(begin)
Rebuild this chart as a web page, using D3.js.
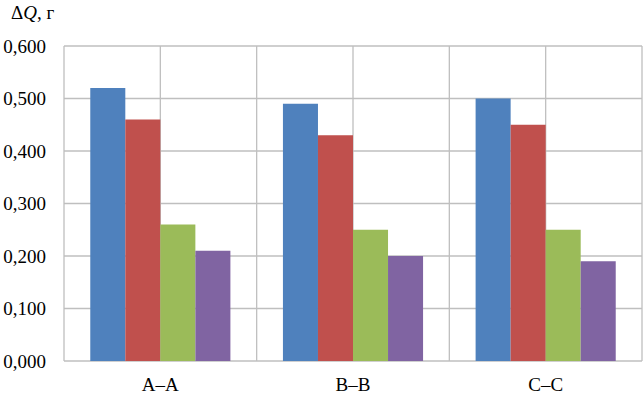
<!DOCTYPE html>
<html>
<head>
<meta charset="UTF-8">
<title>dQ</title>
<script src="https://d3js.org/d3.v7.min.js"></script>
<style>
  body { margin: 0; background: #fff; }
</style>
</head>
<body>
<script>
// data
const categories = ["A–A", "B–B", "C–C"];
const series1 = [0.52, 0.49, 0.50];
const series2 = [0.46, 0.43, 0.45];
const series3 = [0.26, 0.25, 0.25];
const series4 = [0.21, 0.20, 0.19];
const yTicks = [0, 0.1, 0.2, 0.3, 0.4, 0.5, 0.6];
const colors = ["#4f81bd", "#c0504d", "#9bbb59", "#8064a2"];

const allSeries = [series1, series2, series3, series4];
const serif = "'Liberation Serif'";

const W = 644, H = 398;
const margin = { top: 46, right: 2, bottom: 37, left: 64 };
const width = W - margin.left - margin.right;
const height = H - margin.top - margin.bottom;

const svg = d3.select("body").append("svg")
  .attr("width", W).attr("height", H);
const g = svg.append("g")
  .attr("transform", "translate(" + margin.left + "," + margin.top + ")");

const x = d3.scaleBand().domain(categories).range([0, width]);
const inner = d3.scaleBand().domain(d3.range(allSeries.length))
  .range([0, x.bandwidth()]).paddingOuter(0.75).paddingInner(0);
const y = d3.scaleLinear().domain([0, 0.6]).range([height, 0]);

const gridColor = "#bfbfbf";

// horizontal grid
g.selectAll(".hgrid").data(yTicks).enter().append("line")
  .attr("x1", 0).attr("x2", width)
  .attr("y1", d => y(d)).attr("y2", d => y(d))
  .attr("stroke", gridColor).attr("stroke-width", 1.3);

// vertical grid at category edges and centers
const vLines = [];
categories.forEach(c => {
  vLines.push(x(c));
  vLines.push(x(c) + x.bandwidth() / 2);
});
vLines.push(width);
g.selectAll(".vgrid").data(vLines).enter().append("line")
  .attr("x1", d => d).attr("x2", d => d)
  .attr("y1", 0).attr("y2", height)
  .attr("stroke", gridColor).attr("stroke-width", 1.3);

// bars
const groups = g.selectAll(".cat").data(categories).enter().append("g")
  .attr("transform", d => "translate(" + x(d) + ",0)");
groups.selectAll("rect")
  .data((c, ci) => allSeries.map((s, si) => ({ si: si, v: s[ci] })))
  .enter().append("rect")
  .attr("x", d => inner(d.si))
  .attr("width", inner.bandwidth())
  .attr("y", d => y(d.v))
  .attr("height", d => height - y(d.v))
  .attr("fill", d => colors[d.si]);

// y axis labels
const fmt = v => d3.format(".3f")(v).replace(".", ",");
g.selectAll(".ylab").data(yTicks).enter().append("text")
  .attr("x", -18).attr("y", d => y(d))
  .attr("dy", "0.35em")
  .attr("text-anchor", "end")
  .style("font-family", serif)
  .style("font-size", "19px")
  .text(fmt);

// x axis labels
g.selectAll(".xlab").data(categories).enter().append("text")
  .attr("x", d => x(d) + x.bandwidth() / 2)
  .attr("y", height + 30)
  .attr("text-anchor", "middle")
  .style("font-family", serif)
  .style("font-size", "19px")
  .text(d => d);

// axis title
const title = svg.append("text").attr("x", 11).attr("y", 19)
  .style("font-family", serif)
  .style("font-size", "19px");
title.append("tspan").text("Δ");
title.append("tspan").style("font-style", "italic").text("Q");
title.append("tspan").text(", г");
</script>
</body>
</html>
(end)
REQUIREMENT:
Without the pictures, retype the whole of the material above exactly.

EXPECTED ANSWER:
Rebuild this chart as a web page, using D3.js.
<!DOCTYPE html>
<html>
<head>
<meta charset="UTF-8">
<title>dQ</title>
<script src="https://d3js.org/d3.v7.min.js"></script>
<style>
  body { margin: 0; background: #fff; }
</style>
</head>
<body>
<script>
// data
const categories = ["A–A", "B–B", "C–C"];
const series1 = [0.52, 0.49, 0.50];
const series2 = [0.46, 0.43, 0.45];
const series3 = [0.26, 0.25, 0.25];
const series4 = [0.21, 0.20, 0.19];
const yTicks = [0, 0.1, 0.2, 0.3, 0.4, 0.5, 0.6];
const colors = ["#4f81bd", "#c0504d", "#9bbb59", "#8064a2"];

const allSeries = [series1, series2, series3, series4];
const serif = "'Liberation Serif'";

const W = 644, H = 398;
const margin = { top: 46, right: 2, bottom: 37, left: 64 };
const width = W - margin.left - margin.right;
const height = H - margin.top - margin.bottom;

const svg = d3.select("body").append("svg")
  .attr("width", W).attr("height", H);
const g = svg.append("g")
  .attr("transform", "translate(" + margin.left + "," + margin.top + ")");

const x = d3.scaleBand().domain(categories).range([0, width]);
const inner = d3.scaleBand().domain(d3.range(allSeries.length))
  .range([0, x.bandwidth()]).paddingOuter(0.75).paddingInner(0);
const y = d3.scaleLinear().domain([0, 0.6]).range([height, 0]);

const gridColor = "#bfbfbf";

// horizontal grid
g.selectAll(".hgrid").data(yTicks).enter().append("line")
  .attr("x1", 0).attr("x2", width)
  .attr("y1", d => y(d)).attr("y2", d => y(d))
  .attr("stroke", gridColor).attr("stroke-width", 1.3);

// vertical grid at category edges and centers
const vLines = [];
categories.forEach(c => {
  vLines.push(x(c));
  vLines.push(x(c) + x.bandwidth() / 2);
});
vLines.push(width);
g.selectAll(".vgrid").data(vLines).enter().append("line")
  .attr("x1", d => d).attr("x2", d => d)
  .attr("y1", 0).attr("y2", height)
  .attr("stroke", gridColor).attr("stroke-width", 1.3);

// bars
const groups = g.selectAll(".cat").data(categories).enter().append("g")
  .attr("transform", d => "translate(" + x(d) + ",0)");
groups.selectAll("rect")
  .data((c, ci) => allSeries.map((s, si) => ({ si: si, v: s[ci] })))
  .enter().append("rect")
  .attr("x", d => inner(d.si))
  .attr("width", inner.bandwidth())
  .attr("y", d => y(d.v))
  .attr("height", d => height - y(d.v))
  .attr("fill", d => colors[d.si]);

// y axis labels
const fmt = v => d3.format(".3f")(v).replace(".", ",");
g.selectAll(".ylab").data(yTicks).enter().append("text")
  .attr("x", -18).attr("y", d => y(d))
  .attr("dy", "0.35em")
  .attr("text-anchor", "end")
  .style("font-family", serif)
  .style("font-size", "19px")
  .text(fmt);

// x axis labels
g.selectAll(".xlab").data(categories).enter().append("text")
  .attr("x", d => x(d) + x.bandwidth() / 2)
  .attr("y", height + 30)
  .attr("text-anchor", "middle")
  .style("font-family", serif)
  .style("font-size", "19px")
  .text(d => d);

// axis title
const title = svg.append("text").attr("x", 11).attr("y", 19)
  .style("font-family", serif)
  .style("font-size", "19px");
title.append("tspan").text("Δ");
title.append("tspan").style("font-style", "italic").text("Q");
title.append("tspan").text(", г");
</script>
</body>
</html>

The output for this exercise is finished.